The task
In the records that follow, locate every line with "script" and extract it.

Records provided
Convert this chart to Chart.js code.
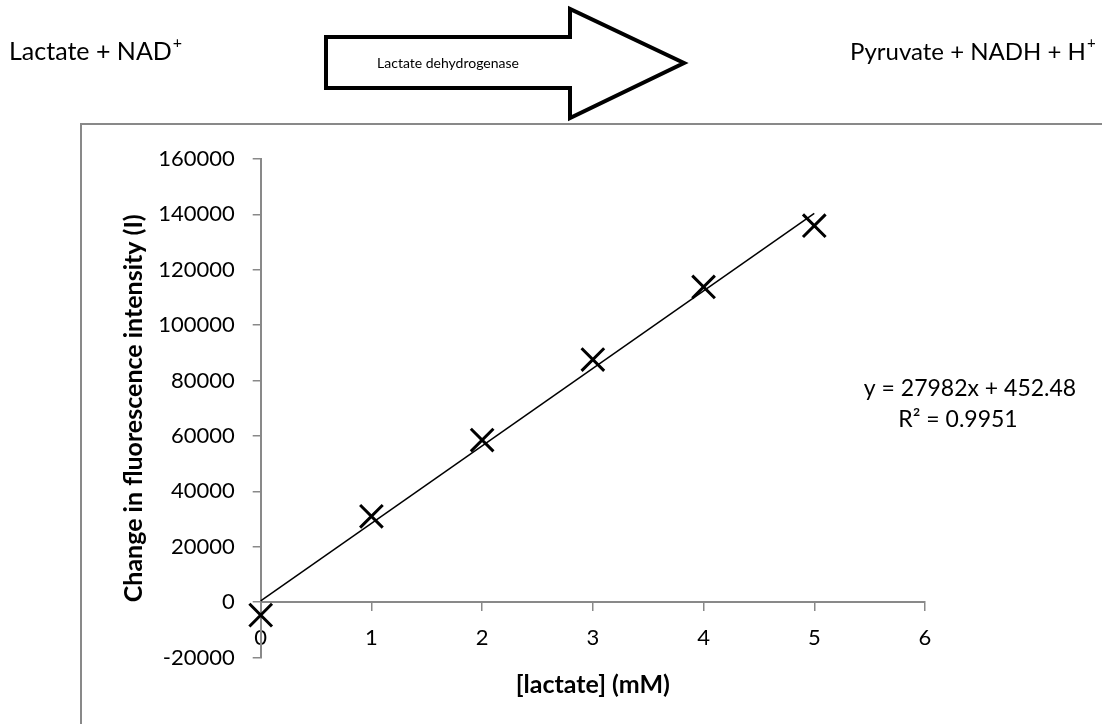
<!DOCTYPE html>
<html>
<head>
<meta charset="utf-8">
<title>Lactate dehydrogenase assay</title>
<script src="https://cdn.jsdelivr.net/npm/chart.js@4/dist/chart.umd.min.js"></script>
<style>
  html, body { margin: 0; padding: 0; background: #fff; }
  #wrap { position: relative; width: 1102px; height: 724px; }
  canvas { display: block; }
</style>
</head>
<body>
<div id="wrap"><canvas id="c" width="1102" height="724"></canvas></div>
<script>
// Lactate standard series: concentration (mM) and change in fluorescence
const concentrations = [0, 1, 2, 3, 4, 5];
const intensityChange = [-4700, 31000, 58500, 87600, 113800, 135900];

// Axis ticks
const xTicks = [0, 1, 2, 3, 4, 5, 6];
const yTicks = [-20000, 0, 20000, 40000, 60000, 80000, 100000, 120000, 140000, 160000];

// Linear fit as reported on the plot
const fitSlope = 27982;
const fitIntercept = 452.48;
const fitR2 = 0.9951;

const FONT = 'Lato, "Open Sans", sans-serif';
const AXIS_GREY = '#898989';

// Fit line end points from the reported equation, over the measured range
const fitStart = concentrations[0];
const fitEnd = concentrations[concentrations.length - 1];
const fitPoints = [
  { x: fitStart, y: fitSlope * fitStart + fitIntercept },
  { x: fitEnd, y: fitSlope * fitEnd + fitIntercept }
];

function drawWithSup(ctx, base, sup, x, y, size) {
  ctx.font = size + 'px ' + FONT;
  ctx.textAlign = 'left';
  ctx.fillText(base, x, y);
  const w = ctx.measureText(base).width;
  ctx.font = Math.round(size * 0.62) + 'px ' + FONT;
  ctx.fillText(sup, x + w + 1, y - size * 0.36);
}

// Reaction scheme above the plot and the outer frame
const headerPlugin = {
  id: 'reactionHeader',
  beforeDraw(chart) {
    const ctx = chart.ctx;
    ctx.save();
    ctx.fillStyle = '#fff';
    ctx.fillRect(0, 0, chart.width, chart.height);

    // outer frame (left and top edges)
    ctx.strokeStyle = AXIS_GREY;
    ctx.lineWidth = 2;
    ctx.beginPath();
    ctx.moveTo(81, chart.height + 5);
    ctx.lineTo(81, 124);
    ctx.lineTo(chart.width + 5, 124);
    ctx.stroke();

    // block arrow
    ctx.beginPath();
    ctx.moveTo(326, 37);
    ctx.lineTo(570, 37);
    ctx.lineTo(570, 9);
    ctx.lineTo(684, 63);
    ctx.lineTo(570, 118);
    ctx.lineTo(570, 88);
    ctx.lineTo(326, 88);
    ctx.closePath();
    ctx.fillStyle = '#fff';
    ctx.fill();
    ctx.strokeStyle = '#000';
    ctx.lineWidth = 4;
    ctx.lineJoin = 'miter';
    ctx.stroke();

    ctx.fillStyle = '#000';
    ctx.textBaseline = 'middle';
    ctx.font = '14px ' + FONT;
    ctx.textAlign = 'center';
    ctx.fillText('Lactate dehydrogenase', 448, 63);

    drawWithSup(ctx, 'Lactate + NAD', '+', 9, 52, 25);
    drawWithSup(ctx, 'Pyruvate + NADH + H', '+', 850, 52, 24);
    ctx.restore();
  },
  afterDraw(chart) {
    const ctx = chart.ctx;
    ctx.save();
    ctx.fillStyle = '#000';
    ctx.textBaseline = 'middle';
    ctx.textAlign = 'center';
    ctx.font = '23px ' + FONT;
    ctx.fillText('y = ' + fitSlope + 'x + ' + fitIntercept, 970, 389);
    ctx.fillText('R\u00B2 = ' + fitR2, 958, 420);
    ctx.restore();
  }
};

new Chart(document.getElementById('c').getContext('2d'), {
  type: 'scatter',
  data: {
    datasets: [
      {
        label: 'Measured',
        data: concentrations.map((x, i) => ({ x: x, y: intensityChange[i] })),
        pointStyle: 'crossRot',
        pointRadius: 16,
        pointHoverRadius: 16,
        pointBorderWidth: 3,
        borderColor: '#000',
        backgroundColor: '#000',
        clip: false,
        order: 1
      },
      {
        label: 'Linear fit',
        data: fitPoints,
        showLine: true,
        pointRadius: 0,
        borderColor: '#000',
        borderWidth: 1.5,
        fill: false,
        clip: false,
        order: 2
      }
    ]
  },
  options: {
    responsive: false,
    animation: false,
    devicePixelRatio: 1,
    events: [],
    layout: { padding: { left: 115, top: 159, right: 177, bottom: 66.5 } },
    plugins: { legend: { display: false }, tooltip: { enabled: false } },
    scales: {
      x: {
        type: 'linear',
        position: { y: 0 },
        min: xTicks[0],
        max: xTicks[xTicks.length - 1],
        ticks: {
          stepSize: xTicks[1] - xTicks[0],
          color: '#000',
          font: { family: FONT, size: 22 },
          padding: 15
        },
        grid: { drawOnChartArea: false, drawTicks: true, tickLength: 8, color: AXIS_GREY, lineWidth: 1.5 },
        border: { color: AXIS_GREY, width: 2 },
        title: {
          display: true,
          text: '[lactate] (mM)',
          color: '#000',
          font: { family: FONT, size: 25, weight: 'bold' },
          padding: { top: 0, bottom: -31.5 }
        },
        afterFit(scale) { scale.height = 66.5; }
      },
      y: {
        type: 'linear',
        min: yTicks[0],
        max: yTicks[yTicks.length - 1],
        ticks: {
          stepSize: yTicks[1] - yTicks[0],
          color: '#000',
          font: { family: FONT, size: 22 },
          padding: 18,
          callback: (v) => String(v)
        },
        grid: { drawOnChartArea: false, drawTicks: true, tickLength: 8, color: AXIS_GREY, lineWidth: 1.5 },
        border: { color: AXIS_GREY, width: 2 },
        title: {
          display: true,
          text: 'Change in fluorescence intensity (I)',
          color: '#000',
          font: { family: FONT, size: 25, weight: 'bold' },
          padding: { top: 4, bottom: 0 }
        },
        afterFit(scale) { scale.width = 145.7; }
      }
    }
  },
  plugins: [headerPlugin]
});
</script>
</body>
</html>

--

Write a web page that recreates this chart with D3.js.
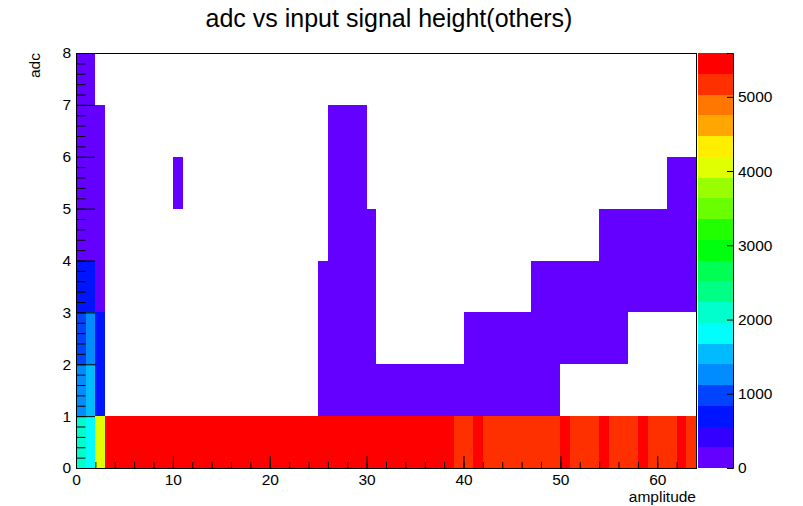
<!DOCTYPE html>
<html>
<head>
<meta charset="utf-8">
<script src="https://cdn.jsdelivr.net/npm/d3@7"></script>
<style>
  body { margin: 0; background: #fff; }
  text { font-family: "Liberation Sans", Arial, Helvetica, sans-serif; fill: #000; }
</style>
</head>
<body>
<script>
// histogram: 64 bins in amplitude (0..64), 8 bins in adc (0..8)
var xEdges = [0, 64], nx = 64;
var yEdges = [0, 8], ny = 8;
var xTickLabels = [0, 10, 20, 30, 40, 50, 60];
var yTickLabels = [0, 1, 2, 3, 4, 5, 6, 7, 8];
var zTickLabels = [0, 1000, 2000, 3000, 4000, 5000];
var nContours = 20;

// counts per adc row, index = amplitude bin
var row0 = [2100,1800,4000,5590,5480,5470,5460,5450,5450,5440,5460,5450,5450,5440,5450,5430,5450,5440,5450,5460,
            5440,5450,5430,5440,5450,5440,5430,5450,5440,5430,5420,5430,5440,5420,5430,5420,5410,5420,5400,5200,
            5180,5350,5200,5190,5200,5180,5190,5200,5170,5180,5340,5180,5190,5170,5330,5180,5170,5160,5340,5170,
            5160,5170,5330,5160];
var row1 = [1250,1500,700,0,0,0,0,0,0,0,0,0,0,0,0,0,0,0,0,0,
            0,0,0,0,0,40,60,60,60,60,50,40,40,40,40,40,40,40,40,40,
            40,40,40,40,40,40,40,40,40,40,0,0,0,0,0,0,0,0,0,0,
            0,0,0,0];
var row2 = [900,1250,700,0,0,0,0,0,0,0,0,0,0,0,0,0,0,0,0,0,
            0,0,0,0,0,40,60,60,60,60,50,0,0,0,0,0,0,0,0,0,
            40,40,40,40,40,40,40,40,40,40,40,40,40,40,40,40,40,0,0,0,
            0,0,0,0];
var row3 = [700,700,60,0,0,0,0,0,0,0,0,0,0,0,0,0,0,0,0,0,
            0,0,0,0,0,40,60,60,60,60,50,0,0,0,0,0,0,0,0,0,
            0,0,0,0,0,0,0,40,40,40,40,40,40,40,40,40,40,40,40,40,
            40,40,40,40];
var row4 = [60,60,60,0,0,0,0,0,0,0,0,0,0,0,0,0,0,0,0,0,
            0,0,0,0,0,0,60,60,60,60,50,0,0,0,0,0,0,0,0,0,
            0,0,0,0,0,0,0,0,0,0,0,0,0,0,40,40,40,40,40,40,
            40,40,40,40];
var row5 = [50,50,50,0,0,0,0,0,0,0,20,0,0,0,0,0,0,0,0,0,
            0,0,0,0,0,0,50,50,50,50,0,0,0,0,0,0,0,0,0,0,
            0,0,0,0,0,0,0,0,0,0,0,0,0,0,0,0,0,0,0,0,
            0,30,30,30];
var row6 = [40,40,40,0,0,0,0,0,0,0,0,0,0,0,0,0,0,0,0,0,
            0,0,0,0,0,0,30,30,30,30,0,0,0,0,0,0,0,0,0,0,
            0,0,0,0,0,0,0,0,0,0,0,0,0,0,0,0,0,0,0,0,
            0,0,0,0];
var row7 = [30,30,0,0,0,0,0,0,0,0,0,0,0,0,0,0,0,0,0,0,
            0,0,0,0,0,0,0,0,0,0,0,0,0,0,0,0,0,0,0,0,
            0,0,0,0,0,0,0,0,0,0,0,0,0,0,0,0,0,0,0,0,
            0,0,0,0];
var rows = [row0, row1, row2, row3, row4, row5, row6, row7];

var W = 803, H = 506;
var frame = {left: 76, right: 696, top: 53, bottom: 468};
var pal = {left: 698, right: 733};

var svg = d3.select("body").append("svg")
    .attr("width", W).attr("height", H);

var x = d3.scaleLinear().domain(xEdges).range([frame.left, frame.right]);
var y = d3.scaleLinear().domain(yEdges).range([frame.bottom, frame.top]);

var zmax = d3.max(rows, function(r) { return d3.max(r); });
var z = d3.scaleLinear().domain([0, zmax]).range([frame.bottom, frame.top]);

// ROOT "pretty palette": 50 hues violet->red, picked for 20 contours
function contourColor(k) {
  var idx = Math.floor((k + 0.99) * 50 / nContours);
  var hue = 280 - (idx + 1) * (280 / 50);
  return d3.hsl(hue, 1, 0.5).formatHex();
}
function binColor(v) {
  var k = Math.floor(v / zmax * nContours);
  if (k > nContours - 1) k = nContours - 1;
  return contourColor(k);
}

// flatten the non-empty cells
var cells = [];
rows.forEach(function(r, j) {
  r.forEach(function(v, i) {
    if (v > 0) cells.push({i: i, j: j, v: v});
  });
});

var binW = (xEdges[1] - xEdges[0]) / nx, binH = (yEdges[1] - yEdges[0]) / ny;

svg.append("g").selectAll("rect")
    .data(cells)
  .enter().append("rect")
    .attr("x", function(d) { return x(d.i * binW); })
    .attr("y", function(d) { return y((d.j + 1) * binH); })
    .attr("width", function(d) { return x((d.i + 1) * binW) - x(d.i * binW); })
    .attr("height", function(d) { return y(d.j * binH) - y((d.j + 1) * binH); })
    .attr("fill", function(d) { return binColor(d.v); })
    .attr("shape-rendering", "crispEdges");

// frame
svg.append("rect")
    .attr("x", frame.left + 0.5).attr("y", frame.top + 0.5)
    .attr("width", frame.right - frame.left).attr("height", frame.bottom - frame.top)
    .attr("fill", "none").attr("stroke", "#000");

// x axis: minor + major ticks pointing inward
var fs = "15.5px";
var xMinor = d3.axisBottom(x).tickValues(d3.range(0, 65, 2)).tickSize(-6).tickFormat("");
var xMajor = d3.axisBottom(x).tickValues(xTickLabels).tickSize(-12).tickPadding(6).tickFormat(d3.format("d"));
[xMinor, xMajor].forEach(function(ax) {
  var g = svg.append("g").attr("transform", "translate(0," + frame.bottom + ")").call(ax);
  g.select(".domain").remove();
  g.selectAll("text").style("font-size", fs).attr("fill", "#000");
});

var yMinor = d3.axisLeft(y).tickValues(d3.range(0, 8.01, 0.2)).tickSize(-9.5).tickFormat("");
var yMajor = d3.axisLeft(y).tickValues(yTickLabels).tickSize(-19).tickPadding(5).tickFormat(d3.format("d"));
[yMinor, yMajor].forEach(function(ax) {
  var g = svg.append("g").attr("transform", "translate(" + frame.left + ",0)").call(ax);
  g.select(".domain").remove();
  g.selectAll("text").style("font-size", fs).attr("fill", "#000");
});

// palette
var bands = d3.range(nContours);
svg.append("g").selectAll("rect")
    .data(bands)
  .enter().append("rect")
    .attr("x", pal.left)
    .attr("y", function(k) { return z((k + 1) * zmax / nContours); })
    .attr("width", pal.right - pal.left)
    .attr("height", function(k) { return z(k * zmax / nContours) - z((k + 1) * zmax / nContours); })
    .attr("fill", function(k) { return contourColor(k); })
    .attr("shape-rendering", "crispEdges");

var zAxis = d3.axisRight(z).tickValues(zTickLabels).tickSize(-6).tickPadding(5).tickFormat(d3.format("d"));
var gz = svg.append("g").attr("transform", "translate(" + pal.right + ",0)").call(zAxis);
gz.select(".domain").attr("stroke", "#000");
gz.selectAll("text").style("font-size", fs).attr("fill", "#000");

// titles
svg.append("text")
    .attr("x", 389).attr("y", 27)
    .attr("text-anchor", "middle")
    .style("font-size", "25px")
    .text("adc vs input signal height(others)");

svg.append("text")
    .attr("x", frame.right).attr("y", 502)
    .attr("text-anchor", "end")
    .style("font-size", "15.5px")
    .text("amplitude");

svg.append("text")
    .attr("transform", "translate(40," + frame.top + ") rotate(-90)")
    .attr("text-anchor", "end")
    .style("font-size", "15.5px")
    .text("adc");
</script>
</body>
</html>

==

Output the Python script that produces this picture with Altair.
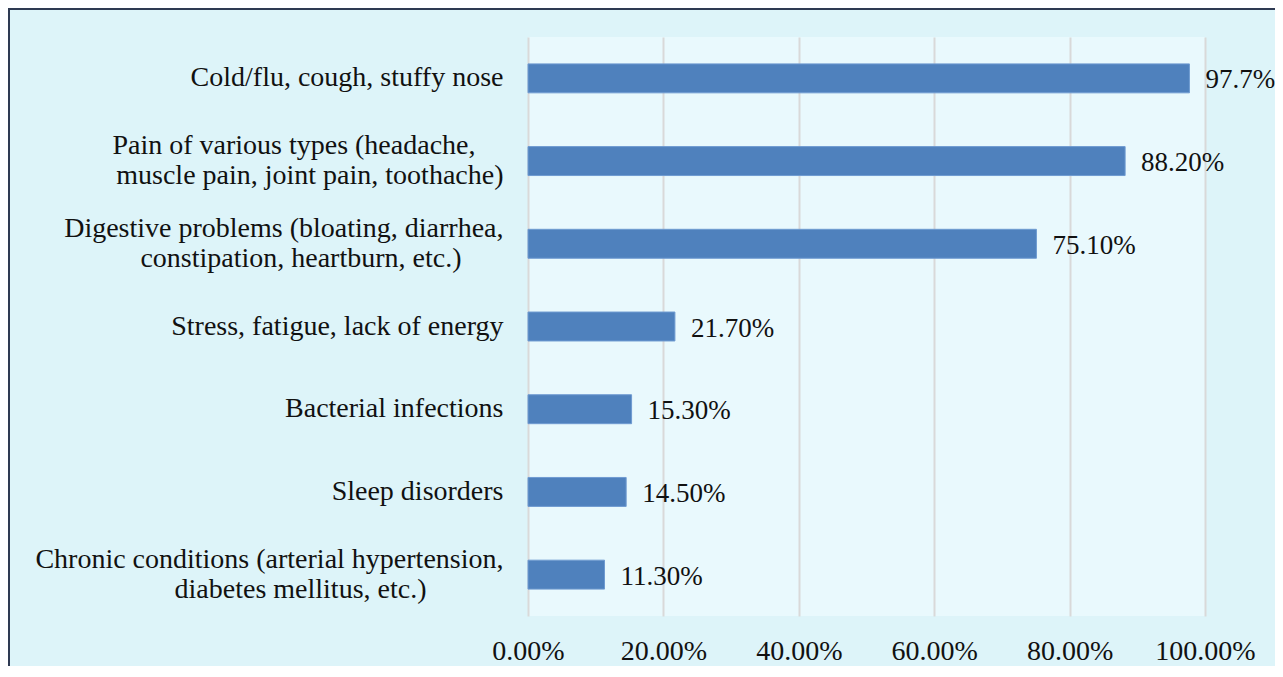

Solution below
<script src="https://cdn.jsdelivr.net/npm/chart.js@4/dist/chart.umd.min.js"></script>
<script>
</script>
<script src="https://cdn.jsdelivr.net/npm/d3@7"></script>
<script>
</script>
Output the Python script that produces this picture with Altair.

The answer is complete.